Actually, the volume of Chihuly on display at the Garden was somewhat small, compared to the previous exhibit I'd seen.  And while the pieces were installed within the Garden, and those that were outside looked beautiful in the sunshine, they were not all as incorporated into the environment as I'd expected them to be. 
For example, the blue "tree" below.  I walked onto the grass, under a tree, and in my camera lens I framed the sculpture with the leaves hanging from the tree.  Just as I was about to shoot the pic, I was reprimanded by a guard.  Evidently I wasn't supposed to walk on the grass.  So I had to stand back on the sidewalk to shoot the pics below, without the framing of leaves. 
Pink waterlilies!
So many pretty colors!
I'd seen photos of other outdoor Chihuly installations, including colorful glass orbs floating on a stream, amidst the waterlilies and other plant growth.  So I expected I'd see something similar at the Garden.  And there they were, colorful glass orbs, in sort of a stream (more of a man-made canal of sorts), but piled in a boat.  Yes, it's cool, but I admit I was disappointed.  My expectations of dozens of orbs floating amidst sunbathing turtles and blooming waterlilies were too grand.

 I know this photo is peculiar, but I kind of like the shadows...

This piece pictured below kind of reminded me of someone dropping a box full of plastic straws.  It was kind of "messy" looking.  But I had fun enhancing the colors in the second pic below!

I hope you've enjoyed this little armchair tour!  I'm glad I live close enough to be able to make a trip like this in a day (with a friend confident enough to do the drive!).  Chihuly or not, I'd like to return to the Botanical Garden in other seasons, particularly earlier in the spring, when the magnolias and lilacs and other flowering trees would be in bloom.
Here's a link to a blog post, showing a student putting the finishing touches on a Chihuly-style tower made in my classroom a few years ago. 


  1. Ever since visiting Chihuly's Bridge of Glass and the Glass Museum and Glass Blowing Studio in Tacoma, Washington a number of years back, I have been a fan. Your post prompted me to check out his website (I hadn't visited it in awhile) to find that he is now doing glass on glass painting -- EXCITING!! Also, he has an exhibit until Dec. on Catalina Island, just a stone's throw from me -- I will have to plan a visit this summer.

    Love your first photo above of the glass orbs reflecting in the water. It reminds me of a "floating sphere" art project I had kids do a couple of years ago modeled after an art installation of large painted spheres that were floating in the lake at one of our local parks. Your photo would be a perfect inspiration for something like that.

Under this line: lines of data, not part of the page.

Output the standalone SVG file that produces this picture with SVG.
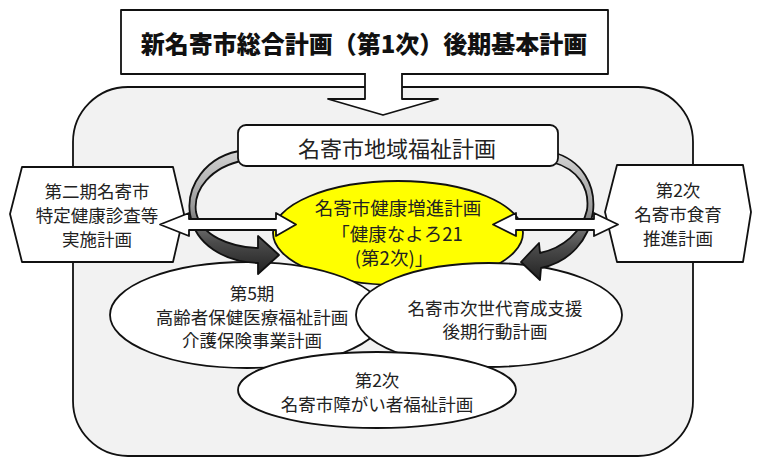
<svg xmlns="http://www.w3.org/2000/svg" width="757" height="459" viewBox="0 0 757 459">
<defs>
<style>
.ln{stroke:#111;stroke-width:1.8;stroke-linejoin:round}
.wh{fill:#fff}
.t{font-family:"Noto Sans CJK JP","Noto Sans CJK SC",sans-serif;fill:#222;text-anchor:middle;dominant-baseline:central}
.s18{font-size:18.5px}
.s17{font-size:17.5px}
</style>
<linearGradient id="band" x1="0" y1="0" x2="0" y2="1">
<stop offset="0" stop-color="#d4d4d4"/>
<stop offset="0.45" stop-color="#9a9a9a"/>
<stop offset="0.75" stop-color="#4a4a4a"/>
<stop offset="1" stop-color="#222"/>
</linearGradient>
</defs>
<rect width="757" height="459" fill="#fff"/>
<g id="frame">
<rect x="73" y="87" width="620" height="369" rx="55" ry="55" fill="#f2f2f2" class="ln" stroke-width="2"/>
</g>
<g id="master">
<rect x="121" y="10" width="487" height="64" class="wh ln" stroke-width="2"/>
<text x="364" y="42" class="t" style="font-size:24px;font-weight:900;fill:#111">新名寄市総合計画（第1次）後期基本計画</text>
</g>
<g id="connectors-main">
<path d="M365,73 L365,99 L328,99 L383,115 L438,99 L402,99 L402,73" class="wh ln" stroke-width="2"/>
</g>
<g id="tokutei">
<polygon points="22,167 173,167 184,214 173,262 22,262 10,214" class="wh ln"/>
<text x="97" y="190" class="t s17">第二期名寄市</text>
<text x="97" y="214" class="t s17">特定健康診査等</text>
<text x="97" y="238" class="t s17">実施計画</text>
</g>
<g id="shokuiku">
<polygon points="617,165 743,165 751,212 743,262 617,262 605,212" class="wh ln"/>
<text x="678" y="189" class="t s17">第2次</text>
<text x="678" y="213" class="t s17">名寄市食育</text>
<text x="678" y="237" class="t s17">推進計画</text>
</g>
<g id="kenko">
<ellipse cx="398" cy="233" rx="125" ry="52" fill="#ffff00" class="ln"/>
<text x="398" y="207" class="t s18">名寄市健康増進計画</text>
<text x="397" y="233" class="t s18">「健康なよろ21</text>
<text x="394" y="257" class="t s18">(第2次)」</text>
</g>
<g id="koreisha">
<ellipse cx="247" cy="315" rx="137" ry="53" class="wh ln"/>
<text x="252" y="292" class="t s17">第5期</text>
<text x="252" y="316" class="t s17">高齢者保健医療福祉計画</text>
<text x="252" y="339" class="t s17">介護保険事業計画</text>
</g>
<g id="jisedai">
<ellipse cx="489" cy="315" rx="133" ry="52" class="wh ln"/>
<text x="495" y="307" class="t s17">名寄市次世代育成支援</text>
<text x="495" y="330" class="t s17">後期行動計画</text>
</g>
<g id="shogai">
<ellipse cx="377" cy="390" rx="139" ry="38" class="wh ln"/>
<text x="377" y="379" class="t s17">第2次</text>
<text x="377" y="403" class="t s17">名寄市障がい者福祉計画</text>
</g>
<g id="connectors">
<path d="M245,150 C204,155 186,188 190,214 C195,245 225,262 258,263 L258,274 L279,255 L258,236 L258,248 C230,247 201,236 196,212 C193,190 210,167 245,160 Z" fill="url(#band)" class="ln" stroke-width="1.6"/>
<path d="M552,152 C583,160 596,186 593,212 C589,240 570,262 541,268 L540,280 L521,262 L539,243 L540,253 C563,248 582,232 587,210 C590,188 578,169 552,162 Z" fill="url(#band)" class="ln" stroke-width="1.6"/>
</g>
<g id="chiiki">
<rect x="238" y="125" width="320" height="41" rx="8" ry="8" class="wh ln"/>
<text x="397" y="147" class="t" style="font-size:22px">名寄市地域福祉計画</text>
</g>
<g id="connectors-links">
<polygon points="160,224.5 189,213 189,219 276,219 276,213 296,224.5 276,236 276,230 189,230 189,236" class="wh ln" stroke-width="1.5"/>
<polygon points="493,224.5 516,213 516,219 594,219 594,213 618,224.5 594,236 594,230 516,230 516,236" class="wh ln" stroke-width="1.5"/>
</g>
</svg>
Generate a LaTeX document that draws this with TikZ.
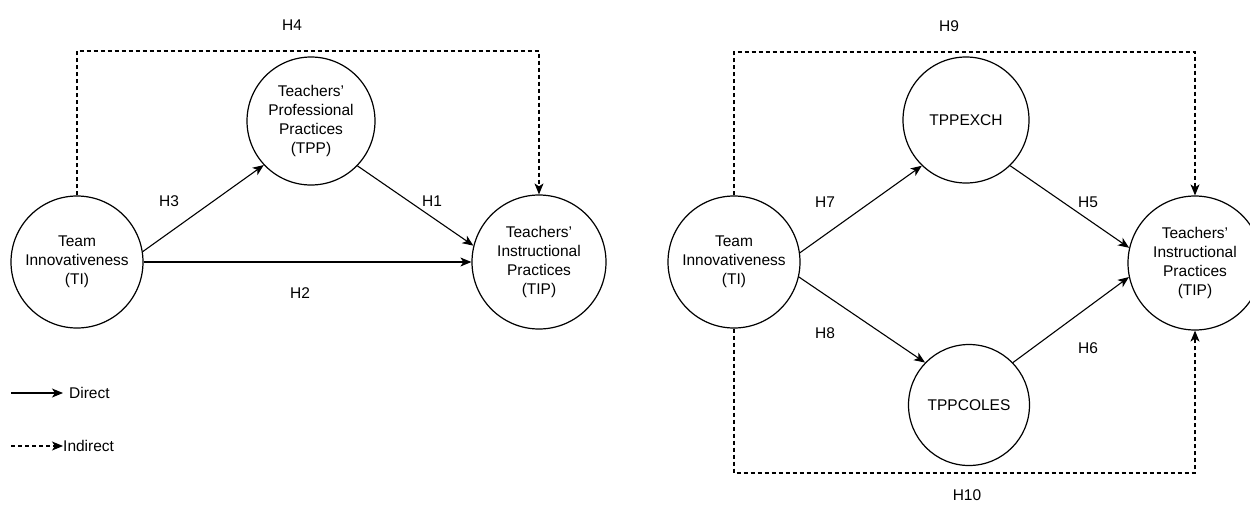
\documentclass[tikz,border=0pt]{standalone}
\usepackage{fontspec}
\setmainfont{Liberation Sans}
\usetikzlibrary{arrows.meta,calc}
\begin{document}
\begin{tikzpicture}[x=1pt,y=-1pt,
  every node/.style={font=\fontsize{15.5}{19}\selectfont},
  var/.style={circle,draw,line width=1.2pt,inner sep=0pt,align=center},
  conn/.style={line width=1.1pt,-{Stealth[length=11pt,width=9pt,inset=3pt]}},
  ind/.style={conn,dash pattern=on 4pt off 3pt},
  lbl/.style={inner sep=0pt}]
\useasboundingbox (0,0) rectangle (1250,504);
% left diagram
\node[var,minimum size=132pt] (ti) at (77,262) {Team\\Innovativeness\\(TI)};
\node[var,minimum size=128pt] (tpp) at (311,121) {Teachers'\\Professional\\Practices\\(TPP)};
\node[var,minimum size=134pt] (tip) at (539,262) {Teachers'\\Instructional\\Practices\\(TIP)};
\coordinate (h4top) at (300,51);
\draw[conn] (ti.9.5) -- (tpp.223);
\draw[conn] (tpp.316) -- (tip.166);
\draw[conn] (ti.east) -- (tip.west);
\draw[ind] (ti.north) |- (h4top) -| (tip.north);
\node[lbl] (h4) at (292,25) {H4};
\node[lbl] (h3) at (169,201) {H3};
\node[lbl] (h1) at (432,201) {H1};
\node[lbl] (h2) at (300,293) {H2};
% legend
\coordinate (ld1) at (11,393);
\coordinate (ld2) at (11,446);
\node[anchor=west,inner sep=0pt] (ldirect) at (69,393) {Direct};
\node[anchor=west,inner sep=0pt] (lindirect) at (63,446) {Indirect};
\draw[conn] (ld1) -- ($(ldirect.west)+(-6,0)$);
\draw[ind] (ld2) -- (lindirect.west);
% right diagram
\node[var,minimum size=132pt] (ti2) at (734,262) {Team\\Innovativeness\\(TI)};
\node[var,minimum size=126pt] (exch) at (966,120) {TPPEXCH};
\node[var,minimum size=121pt] (coles) at (969,405) {TPPCOLES};
\node[var,minimum size=134pt] (tip2) at (1195,263) {Teachers'\\Instructional\\Practices\\(TIP)};
\coordinate (h9top) at (960,52);
\coordinate (h10bot) at (960,473);
\draw[conn] (ti2.8.5) -- (exch.226);
\draw[conn] (exch.314) -- (tip2.167);
\draw[conn] (ti2.347) -- (coles.136);
\draw[conn] (coles.44) -- (tip2.192);
\draw[ind] (ti2.north) |- (h9top) -| (tip2.north);
\draw[ind] (ti2.south) |- (h10bot) -| (tip2.south);
\node[lbl] (h9) at (949,26) {H9};
\node[lbl] (h10) at (967,495) {H10};
\node[lbl] (h7) at (825,202) {H7};
\node[lbl] (h5) at (1088,202) {H5};
\node[lbl] (h8) at (825,333) {H8};
\node[lbl] (h6) at (1088,348) {H6};
\end{tikzpicture}
\end{document}
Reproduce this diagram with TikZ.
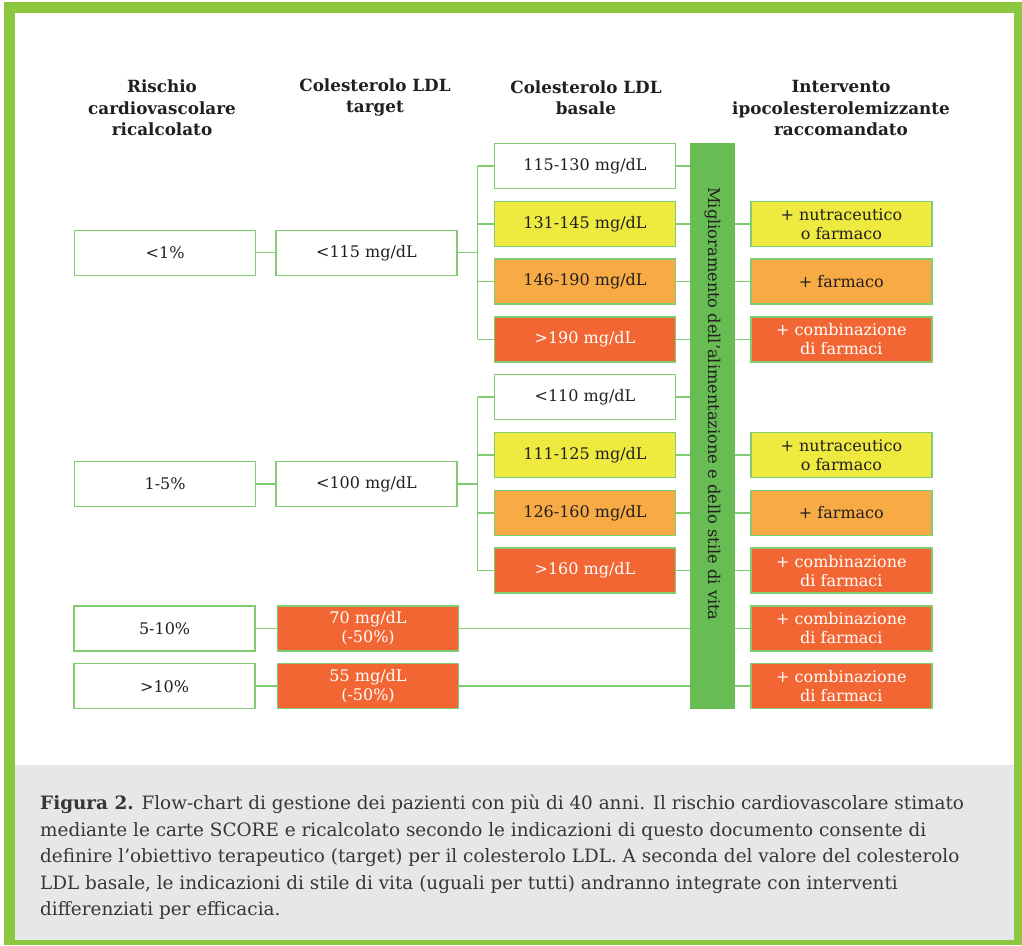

    1. Sounds like a cool project idea. I'd love to see those painted spheres floating in a lake. Sounds lovely!

  2. Going to message you with some logistics questions. Love how you mixed the actual plant photos with the glass photos- a beautiful combination challenging your viewer to decide if it was a plant or glass!

    1. I'm glad you noticed that. I did have fun picking the photos and deciding how to group and order them! I'm glad it paid off!